Serien-Tipp: »American Gods«

© Amazon Studios

Wie in Wasser geworfene Tintentropfen ...

Aus dem Flachbildschirm heraus quatscht Media, in Gestalt von Sitcom-Erfinderin Lucille Ball, den vorübergehenden Shadow Moon schräg von der Seite an – der sich natürlich wundert, warum plötzlich der Fernseher zu ihm spricht. Er solle Technical Boy dessen Überschwang nicht allzu übel nehmen, meint Media, und zu ihnen überlaufen, sie verträten die letztlich siegreiche, zumindest die erfolgversprechendere Partei. Technical Boys Schergen hätten Shadow Moon in der Nacht zuvor beinahe gelyncht, wenn da nicht jemand dazwischengegangen wäre. Aber nicht nur deswegen ist Shadow Moon an Medias Angebot wenig interessiert. Im Moment ist er nämlich mit dem Einkaufszettel und im Auftrag von Mr. Wednesday unterwegs, seinem neuen Arbeitgeber. Und der heißt nicht umsonst wie der einstmalige »Wotanstag«, schließlich ist dies SEIN Tag und ihm, Gottvater Odin, gewidmet.

Die alten Götter treten gegen die neuen Götzen an. Die Mythen der Vergangenheit treffen auf die Heilsversprechen der Gegenwart. Sie tun dies in »American Gods«, dem 2001 veröffentlichten, fantastischen Roman des Engländers Neil Gaiman (auf dessen Konto unter anderem der Graphic-Novel-Meilenstein »The Sandman« geht). Und sie tun dies nunmehr auch in der auf Gaimans Roman beruhenden Serie, die im Auftrag des amerikanischen Kabelsenders Starz produziert wurde. Federführend verantwortet wird die Adaption von Bryan Fuller und Michael Green, während Gaiman als einer der ausführenden Produzenten fungiert.

Buch wie Serie werden von kultkonkurrenten Auseinandersetzungen motiviert, die weitaus unterhaltsamer ausfallen, als das trockene Wort vermuten lässt. Zur Begriffsklärung: Unter »Kultkonkurrenz« versteht die Religionswissenschaft Eroberung und Besetzung eines von einem bestimmten Glauben beherrschten Geländes durch einen anderen, Um- und Neuinterpretation der alten Symbole und Bräuche, gefolgt von deren Aneignung und Eingemeindung. Das Osterfest ist hierfür ein schönes Beispiel, vereint es doch die Fruchtbarkeitssymbolik heidnischer Begrifflichkeiten (repräsentiert in Ei und Hase) mit DEM zentralen Heilsereignis des Christentums (Auferstehung).

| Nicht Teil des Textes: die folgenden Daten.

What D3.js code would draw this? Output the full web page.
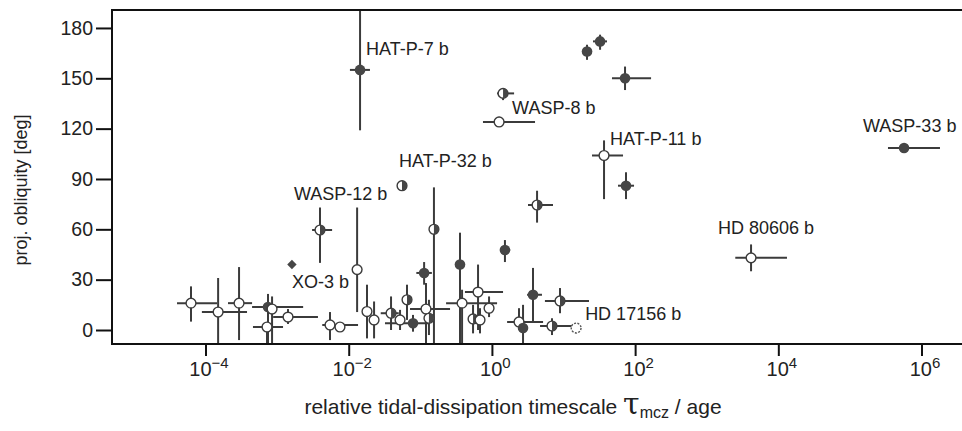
<!DOCTYPE html>
<html>
<head>
<meta charset="utf-8">
<script src="https://cdn.jsdelivr.net/npm/d3@7"></script>
<style>
  html, body { margin: 0; padding: 0; background: #fff; }
  svg { display: block; font-family: "Liberation Sans", Arial, sans-serif; }
</style>
</head>
<body>
<svg id="chart" width="962" height="431"></svg>
<script>
// ---------- data ----------
// relative tidal-dissipation timescale tau_mcz / age (central value, lower, upper)
const tau   = [1.44e-2, 1.43, 1.26, 21.3, 32.4, 72.3, 36.8, 74.6, 5.70e5, 4160,
               4.27, 0.0555, 3.97e-3, 1.61e-3, 6.27e-5, 1.50e-4, 2.94e-4, 7.46e-4, 8.5e-4, 7.23e-4,
               1.42e-3, 5.48e-3, 7.55e-3, 1.31e-2, 1.80e-2, 2.26e-2, 3.90e-2, 5.21e-2, 6.52e-2, 7.91e-2,
               0.113, 0.155, 0.120, 0.132, 0.358, 0.383, 0.64, 0.912, 0.545, 0.682,
               1.52, 2.39, 2.72, 3.75, 8.93, 6.90, 15.0];
const tauLo = [1.04e-2, 1.18, 0.75, 18.1, 25.8, 47.5, 25.0, 57.7, 3.40e5, 2506,
               3.19, null, 3.08e-3, null, 4.0e-5, 8.9e-5, 2.06e-4, 4.47e-4, null, 4.6e-4,
               8.8e-4, 4.27e-3, null, 1.12e-2, 1.6e-2, null, 2.8e-2, 4.5e-2, null, 3.21e-2,
               0.088, null, 0.0718, null, null, 0.229, 0.42, 0.78, null, null,
               1.3, 1.63, null, 3.1, 5.50, 4.70, null];
const tauHi = [1.98e-2, 2.04, 4.0, 25.0, 40.5, 167, 67.8, 96.6, 1.81e6, 13210,
               7.13, null, 5.86e-3, null, 1.45e-4, 3.8e-4, 4.47e-4, 2.31e-3, null, 1.21e-3,
               3.72e-3, 1.35e-2, null, 1.5e-2, 2.0e-2, null, 5.0e-2, 6.0e-2, null, 0.136,
               0.145, null, 0.26, null, null, 1.18, 1.43, 1.06, null, null,
               1.8, 5.18, null, 5.0, 22.7, 14.96, null];
// projected obliquity [deg] (central value, lower, upper)
const obl   = [155, 141, 124, 166, 172, 150, 104, 86, 108.5, 43,
               74.5, 86, 59.6, 39, 16, 10.7, 16, 13.7, 12.5, 1.8,
               7.7, 3, 1.8, 36, 11, 6, 10, 6, 18, 4,
               34, 60, 12.5, 7, 39, 16, 22.6, 13, 6.6, 6,
               47.7, 4.8, 1.2, 21, 17.3, 2.4, 1.2];
const oblLo = [119, 137, 121, 161, 167, 143, 78, 78, null, 35,
               64, null, 40, null, 5, -9, -6, -9, -9, -9,
               3.6, -6, null, 10.7, -5, -5, 0, 0, 6, -1,
               27, -9, -9, -3, -9, -9, 0, 7.7, -2, -2,
               40.5, 0, -9, 5, 10, -3, -2];
const oblHi = [200, 144, 127, 170, 176, 157, 113, 94, null, 51,
               83, null, 73, null, 26, 31, 37.5, 21.5, 20, 4,
               12.5, 10.7, null, 73, 27, 17, 20, 12, 27, 9,
               40.5, 85, 28, 18, 58, 24, 39, 20, 15, 13,
               53.6, 13, 15, 37, 25, 7, 4];
// marker kind: F = filled, O = open, H = half-filled, D = diamond, P = dotted open
const kind  = ["F","H","O","F","F","F","O","F","F","O",
               "H","H","H","D","O","O","O","F","O","O",
               "O","O","O","O","O","O","H","O","H","F",
               "F","H","O","H","F","O","O","O","H","O",
               "F","O","F","F","H","H","P"];
// planet labels and the point they belong to
const labelNames = ["HAT-P-7 b", "WASP-8 b", "HAT-P-11 b", "WASP-33 b", "HD 80606 b",
                    "HD 17156 b", "HAT-P-32 b", "WASP-12 b", "XO-3 b"];
const labelPoint = [0, 2, 6, 8, 9, 46, 11, 12, 13];
// axis ticks
const xTickExp = [-4, -2, 0, 2, 4, 6];
const yTicks   = [0, 30, 60, 90, 120, 150, 180];

// ---------- layout ----------
const W = 962, H = 431;
const mL = 112, mT = 10, mB = 344, mR = 970;
const labelOffset = [[6,-15],[13,-8],[6,-10],[-41,-16],[-33,-24],[9,-8],[-3,-19],[-26,-30],[0,23]];

const x = d3.scaleLog().domain([Math.pow(10,-5.306), Math.pow(10,6.677)]).range([mL, mR]);
const y = d3.scaleLinear().domain([-8.34, 190.7]).range([mB, mT]);

const svg = d3.select("#chart");
svg.append("rect").attr("width", W).attr("height", H).attr("fill", "#fff");

svg.append("defs").append("clipPath").attr("id", "plotclip")
  .append("rect").attr("x", mL).attr("y", mT).attr("width", mR - mL).attr("height", mB - mT);

const pts = tau.map((t, i) => ({
  t, tl: tauLo[i], th: tauHi[i], o: obl[i], ol: oblLo[i], oh: oblHi[i], k: kind[i]
}));

const plot = svg.append("g").attr("clip-path", "url(#plotclip)");
const barColor = "#3b3b3b", dark = "#464646";

// error bars
const eb = plot.append("g").attr("stroke", barColor).attr("stroke-width", 2);
pts.forEach(p => {
  if (p.tl != null) eb.append("line").attr("x1", x(p.tl)).attr("x2", x(p.th)).attr("y1", y(p.o)).attr("y2", y(p.o));
  if (p.ol != null) eb.append("line").attr("x1", x(p.t)).attr("x2", x(p.t)).attr("y1", y(p.ol)).attr("y2", y(p.oh));
});

// markers
const r = 4.9;
const mk = plot.append("g");
pts.forEach(p => {
  const cx = x(p.t), cy = y(p.o);
  if (p.k === "F") {
    mk.append("circle").attr("cx", cx).attr("cy", cy).attr("r", r + 0.4).attr("fill", dark);
  } else if (p.k === "O" || p.k === "P") {
    const c = mk.append("circle").attr("cx", cx).attr("cy", cy).attr("r", r)
      .attr("fill", "#fff").attr("stroke", barColor).attr("stroke-width", 1.4);
    if (p.k === "P") c.attr("stroke-dasharray", "2,1.4").attr("stroke", "#555");
  } else if (p.k === "H") {
    mk.append("circle").attr("cx", cx).attr("cy", cy).attr("r", r)
      .attr("fill", "#fff").attr("stroke", barColor).attr("stroke-width", 1.4);
    mk.append("path").attr("d", `M${cx},${cy - r} A${r},${r} 0 0 1 ${cx},${cy + r} Z`).attr("fill", dark);
  } else if (p.k === "D") {
    mk.append("path").attr("d", d3.symbol(d3.symbolSquare, 44)())
      .attr("transform", `translate(${cx},${cy}) rotate(45)`).attr("fill", dark);
  }
});

// planet labels
const lab = svg.append("g").attr("font-size", 18).attr("fill", "#222");
labelNames.forEach((n, i) => {
  const p = pts[labelPoint[i]];
  lab.append("text").attr("x", x(p.t) + labelOffset[i][0]).attr("y", y(p.o) + labelOffset[i][1]).text(n);
});

// frame
const frame = svg.append("g").attr("stroke", "#111").attr("stroke-width", 2).attr("fill", "none");
frame.append("path").attr("d", `M${mR},${mT} H${mL} V${mB} H${mR}`);

// y axis
const yAxis = svg.append("g").attr("transform", `translate(${mL},0)`)
  .call(d3.axisLeft(y).tickValues(yTicks).tickSize(16).tickPadding(3));
yAxis.select(".domain").remove();
yAxis.selectAll(".tick line").attr("stroke", "#111").attr("stroke-width", 2);
yAxis.selectAll(".tick text").attr("font-size", 19.5).attr("fill", "#222")
  .attr("font-family", "Liberation Sans, Arial, sans-serif");

// x axis
const xAxis = svg.append("g").attr("transform", `translate(0,${mB})`)
  .call(d3.axisBottom(x).tickValues(xTickExp.map(e => Math.pow(10, e))).tickSize(12).tickFormat(""));
xAxis.select(".domain").remove();
xAxis.selectAll(".tick line").attr("stroke", "#111").attr("stroke-width", 2);
xAxis.selectAll(".tick").each(function(d, i) {
  const t = d3.select(this).append("text").attr("x", 3).attr("y", 32).attr("text-anchor", "middle")
    .attr("fill", "#222").attr("font-size", 20).attr("font-family", "Liberation Sans, Arial, sans-serif");
  t.append("tspan").text("10");
  const e = xTickExp[i];
  t.append("tspan").attr("dy", -8).attr("font-size", 15).text(e < 0 ? "\u2212" + (-e) : String(e));
});

// axis titles
svg.append("text").attr("transform", `translate(27,190) rotate(-90)`).attr("text-anchor", "middle")
  .attr("font-size", 18).attr("fill", "#222").text("proj. obliquity [deg]");

const xt = svg.append("text").attr("x", 513).attr("y", 414).attr("text-anchor", "middle")
  .attr("font-size", 21).attr("fill", "#222");
xt.append("tspan").text("relative tidal-dissipation timescale ");
xt.append("tspan").attr("font-size", 30).attr("font-family", "DejaVu Serif, serif").text("\u03C4");
xt.append("tspan").attr("font-size", 16).attr("dy", 4).text("mcz");
xt.append("tspan").attr("dy", -4).text(" / age");
</script>
</body>
</html>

»American Gods«, von Gaimans dichterischer Freiheit beflügelt, geht nun davon aus, dass die alten Götter dermaleinst mit den Einwanderern nach Amerika kamen, wo sie sich mehrten, solange die Menschen an sie glaubten und ihrer huldigten. Mit dem Anbruch der modernen Zeiten allerdings, dem Ausbruch der Medien, der Explosion von Kapitalismus und digitaler Technologie geraten die alten Götter in zunehmende Bedrängnis. Hier tritt Odin auf, der Allvater der nordischen Mythologien, und versammelt die Versprengten, um zum Gegenschlag auszuholen. Vielmehr, er versucht es. Denn Internet, Fernsehen und die Mächte des Marktes wollen den Olymp, auf den die Menschen sie gehoben haben, nicht freiwillig räumen. Odin (mit Ian McShane ideal besetzt) rekrutiert den gerade aus der Haft entlassenen, kürzlich verwitweten Shadow Moon (dem Ricky Whittle äußerst ansehnliche Gestalt verleiht), ihm bei seinem Unterfangen zu helfen – und ab geht’s in ein wildes Paralleluniversum, in dem die spirituelle und die materielle Welt permanent und mühelos ineinandergreifen wie ein in eine Schale Wasser geworfener Tintentropfen. Von vergleichbar eleganter Schönheit darf man sich auch Setting und Spezialeffekte vorstellen. Zudem wird – das legen zumindest die ersten vier Episoden der Serie nahe – der überbordende Reichtum mythologischer Bezüge, den die Vorlage bietet, nicht verdünnt zugunsten leichterer Konsumierbarkeit. So wie es aussieht, darf Gaimans Rhizom sich frei nach allen Richtungen und in alle Dimensionen verknüpfen, und wurzelnd in den Sagen und Legenden, ausschlagend ins Reich der Nullen und Einsen, hat es den Blick dabei fest ins Transzendente gerichtet.